Todo este relato, en cualquier caso, viene bien para subrayar el incalculable valor científico del archivo de la Universitat de Barcelona, un yacimiento a medio explorar, falto de medios, como todos fondos documentales de la ciudad, que atiende al año a apenas 800 usuarios, en su mayor parte, profesores, investigadores y estudiantes de la propia universidad. También desfilan por sus oficinas descendiente de antiguos alumnos, porque se conservan los expedientes de cada estudiante, incluso con material anexo imprevisto, como copias de las partidas de nacimiento, que en determinados casos pueden permitir completar árboles genealógicos si es que las fuentes originales se han perdido en alguna de las clásicas bullangas de la ciudad.

“Mi autor favorito es el cadáver humano”, decía, provocador, Antoni Gimbernat (Cambrils, 1734 – Madrid, 1816). Y no mentía. Gimbernat, en cuyo honor y en el de su hijo Carles hay incluso una minúscula calle en Barcelona, fue uno de los primeros y más notables profesores del Anfiteatro de Anatomía de la ciudad, el aula en la que se diseccionaban los cuerpos tras la creación del Real Colegio de Cirujanos de Barcelona. Está en el Raval. Es una maravilla. La visita menos público del que en realidad se merece. Es la versión 3D y palpable de la ‘Lección de anatomía del Dr. Nicolaes Tulp’ de Rembrandt, pero sin doctor Tulp. Su supervivencia como monumento viene al caso porque es una herencia directa de aquellos años del XVIII en que Carlos III quiso darle empuje a los estudios de cirugía en España.

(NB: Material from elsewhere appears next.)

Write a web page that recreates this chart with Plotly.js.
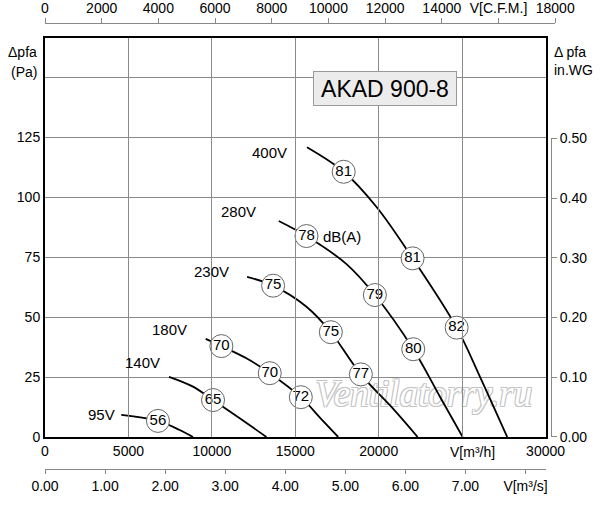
<!DOCTYPE html>
<html>
<head>
<meta charset="utf-8">
<script src="https://cdn.plot.ly/plotly-3.0.1.min.js"></script>
<style>
  html, body { margin: 0; padding: 0; background: #fff; }
  #chart { width: 600px; height: 505px; }
</style>
</head>
<body>
<div id="chart"></div>
<script>
// Fan curves: airflow in m3/h, pressure in Pa
const voltages = ['400V', '280V', '230V', '180V', '140V', '95V'];

const flow400 = [15700, 17900, 19870, 22030, 24670, 26070, 27700];
const pres400 = [120.8, 110.6, 95.9, 74.5, 45.6, 25.1, 0];

const flow280 = [14010, 15670, 18070, 19770, 22070, 23670, 25030];
const pres280 = [90.1, 83.8, 72.1, 59.2, 36.6, 16.8, 0];

const flow230 = [12110, 13670, 15670, 17130, 18930, 20870, 22330];
const pres230 = [66.8, 63.1, 54.3, 43.7, 26.1, 11.7, 0];

const flow180 = [9630, 10570, 12070, 13470, 15330, 16530, 17570];
const pres180 = [40.9, 37.9, 32.8, 26.6, 16.6, 7.7, 0];

const flow140 = [7430, 8870, 10070, 11670, 13270];
const pres140 = [25.1, 21.0, 15.4, 7.8, 0];

const flow95 = [4570, 6770, 8070, 8870];
const pres95 = [9.2, 6.7, 2.9, 0];

// noise level markers dB(A)
const dbFlow = [17900, 22030, 24670, 15670, 19770, 22070, 13670, 17130, 18930, 10570, 13470, 15330, 10070, 6770];
const dbPres = [110.6, 74.5, 45.6, 83.8, 59.2, 36.6, 63.1, 43.7, 26.1, 37.9, 26.6, 16.6, 15.4, 6.7];
const dbVals = ['81', '81', '82', '78', '79', '80', '75', '75', '77', '70', '70', '72', '65', '56'];

// tick labels
const pressTicks = [0, 25, 50, 75, 100, 125, 150];
const pressLabels = ['0', '25', '50', '75', '100', '125', ''];
const flowTicks = [0, 5000, 10000, 15000, 20000, 25000, 30000];
const flowLabels = ['0', '5000', '10000', '15000', '20000', '', '30000'];
const cfmTicks = [0, 2000, 4000, 6000, 8000, 10000, 12000, 14000, 16000, 18000];
const cfmLabels = ['0', '2000', '4000', '6000', '8000', '10000', '12000', '14000', 'V[C.F.M.]', '18000'];
const m3sTicks = [0, 1, 2, 3, 4, 5, 6, 7, 8];
const m3sLabels = ['0.00', '1.00', '2.00', '3.00', '4.00', '5.00', '6.00', '7.00', 'V[m³/s]'];
const wgTicks = [0, 0.1, 0.2, 0.3, 0.4, 0.5];
const wgLabels = ['0.00', '0.10', '0.20', '0.30', '0.40', '0.50'];

const FONT = '"Liberation Sans", Arial, Helvetica, sans-serif';
const curves = [
  [flow400, pres400], [flow280, pres280], [flow230, pres230],
  [flow180, pres180], [flow140, pres140], [flow95, pres95]
];

// empty traces first so the secondary scales get drawn
const traces = [
  { x: [], y: [], xaxis: 'x2', yaxis: 'y3', type: 'scatter', hoverinfo: 'skip' },
  { x: [], y: [], xaxis: 'x3', yaxis: 'y3', type: 'scatter', hoverinfo: 'skip' },
  { x: [], y: [], xaxis: 'x', yaxis: 'y2', type: 'scatter', hoverinfo: 'skip' }
];

curves.forEach((c, i) => traces.push({
  x: c[0], y: c[1], name: voltages[i],
  type: 'scatter', mode: 'lines',
  line: { color: '#000', width: 1.8, shape: 'spline', smoothing: 1 },
  hoverinfo: 'skip'
}));

traces.push({
  x: dbFlow, y: dbPres, text: dbVals,
  type: 'scatter', mode: 'markers+text',
  textposition: 'middle center',
  textfont: { family: FONT, size: 15, color: '#000' },
  marker: { size: 23, color: '#fff', line: { color: '#666', width: 1 } },
  hoverinfo: 'skip'
});

const tickFont = { family: FONT, size: 14, color: '#000' };

// voltage labels beside curve starts
const voltPos = [[13470, 118.6], [11570, 94.2], [9970, 68.9], [7470, 45.0], [5870, 31.2], [3370, 9.2]];
const annotations = voltages.map((v, i) => ({
  x: voltPos[i][0], y: voltPos[i][1], xref: 'x', yref: 'y',
  text: v, showarrow: false, font: { family: FONT, size: 15, color: '#000' }
}));

annotations.push(
  { x: 16570, y: 83.8, xref: 'x', yref: 'y', xanchor: 'left', text: 'dB(A)', showarrow: false,
    font: { family: FONT, size: 15, color: '#000' } },
  { x: 25600, y: 0, xref: 'x', yref: 'y', yanchor: 'top', yshift: -5, text: 'V[m³/h]', showarrow: false,
    font: tickFont },
  { x: -0.012, y: 0.935, xref: 'paper', yref: 'paper', xanchor: 'right', text: 'Δpfa', showarrow: false, font: tickFont },
  { x: -0.012, y: 0.894, xref: 'paper', yref: 'paper', xanchor: 'right', text: '(Pa)', showarrow: false, font: tickFont },
  { x: 0.984, y: 0.935, xref: 'paper', yref: 'paper', xanchor: 'left', text: 'Δ pfa', showarrow: false, font: tickFont },
  { x: 0.984, y: 0.897, xref: 'paper', yref: 'paper', xanchor: 'left', text: 'in.WG', showarrow: false, font: tickFont },
  { x: 0.7994, y: 0.8749, xref: 'paper', yref: 'paper', text: 'AKAD 900-8', showarrow: false,
    font: { family: FONT, size: 23, color: '#000' },
    bgcolor: '#ececec', bordercolor: '#999', borderwidth: 1, borderpad: 1, width: 140, height: 31 }
);

const layout = {
  width: 600, height: 505,
  margin: { l: 45, r: 40, t: 10, b: 5 },
  paper_bgcolor: '#fff', plot_bgcolor: 'rgba(0,0,0,0)',
  showlegend: false,
  font: { family: FONT, size: 14, color: '#000' },
  xaxis: {
    domain: [0, 0.972], range: [0, 30000], anchor: 'y',
    tickvals: flowTicks, ticktext: flowLabels, tickfont: tickFont,
    showgrid: true, gridcolor: '#8a8a8a', gridwidth: 1, zeroline: false,
    showline: true, mirror: true, linecolor: '#000', linewidth: 2, ticks: ''
  },
  yaxis: {
    domain: [0.1286, 0.9429], range: [0, 166.4], anchor: 'x',
    tickvals: pressTicks, ticktext: pressLabels, tickfont: tickFont,
    showgrid: true, gridcolor: '#8a8a8a', gridwidth: 1, zeroline: false,
    showline: true, mirror: true, linecolor: '#000', linewidth: 2, ticks: ''
  },
  yaxis3: {
    domain: [0.1286, 0.9429], range: [0, 1], anchor: 'free', position: 0,
    visible: false, showgrid: false, zeroline: false
  },
  xaxis2: {
    domain: [0, 0.9907], range: [0, 18000], anchor: 'free', position: 0.9729, side: 'top',
    tickvals: cfmTicks, ticktext: cfmLabels, tickfont: tickFont,
    showgrid: false, zeroline: false, showline: true, linecolor: '#888', linewidth: 1,
    ticks: 'outside', ticklen: 5, tickcolor: '#888'
  },
  xaxis3: {
    domain: [0, 0.972], range: [0, 30000 / 3600], anchor: 'free', position: 0.0627, side: 'bottom',
    tickvals: m3sTicks, ticktext: m3sLabels, tickfont: tickFont,
    showgrid: false, zeroline: false, showline: true, linecolor: '#888', linewidth: 1,
    ticks: 'outside', ticklen: 4, tickcolor: '#888'
  },
  yaxis2: {
    domain: [0.1286, 0.738], range: [0, 0.5], anchor: 'free', position: 0.9825, side: 'right',
    tickvals: wgTicks, ticktext: wgLabels, tickfont: tickFont,
    showgrid: false, zeroline: false, showline: true, linecolor: '#888', linewidth: 1,
    ticks: 'outside', ticklen: 5, tickcolor: '#888'
  },
  annotations: annotations,
  shapes: [{
    type: 'rect', xref: 'x', yref: 'y', x0: 16000, x1: 29400, y0: 10, y1: 30,
    layer: 'between', line: { width: 0 }, fillcolor: 'rgba(0,0,0,0)',
    label: { text: 'Ventilatorry.ru', textposition: 'middle center',
      font: { family: '"Liberation Serif", serif', size: 37, color: '#ffffff', style: 'italic',
        shadow: '-1px -1px 0 #c4c4c4, 1px -1px 0 #c4c4c4, -1px 1px 0 #c4c4c4, 1px 1px 0 #c4c4c4' } }
  }]
};

Plotly.newPlot('chart', traces, layout, { staticPlot: true });
</script>
</body>
</html>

Tal vez la débil popularidad de este auditorio se deba a que no le envuelve el aura de morbo que tuvo esta práctica en el mundo anglosajón, donde la materia prima, es decir, los cadáveres, era escasa, así que floreció la tremenda industria de los resurreccionistas, ladrones de cuerpos en pos de la ciencia. En Catalunya, explica Alfons Zarzoso, director del Museu d’Història de la Medicina, este contratiempo se subsanó de un modo más elegante. Las disecciones se realizaban con los fallecidos no reclamados del anexo Hospital de la Santa Creu de la calle del Carme.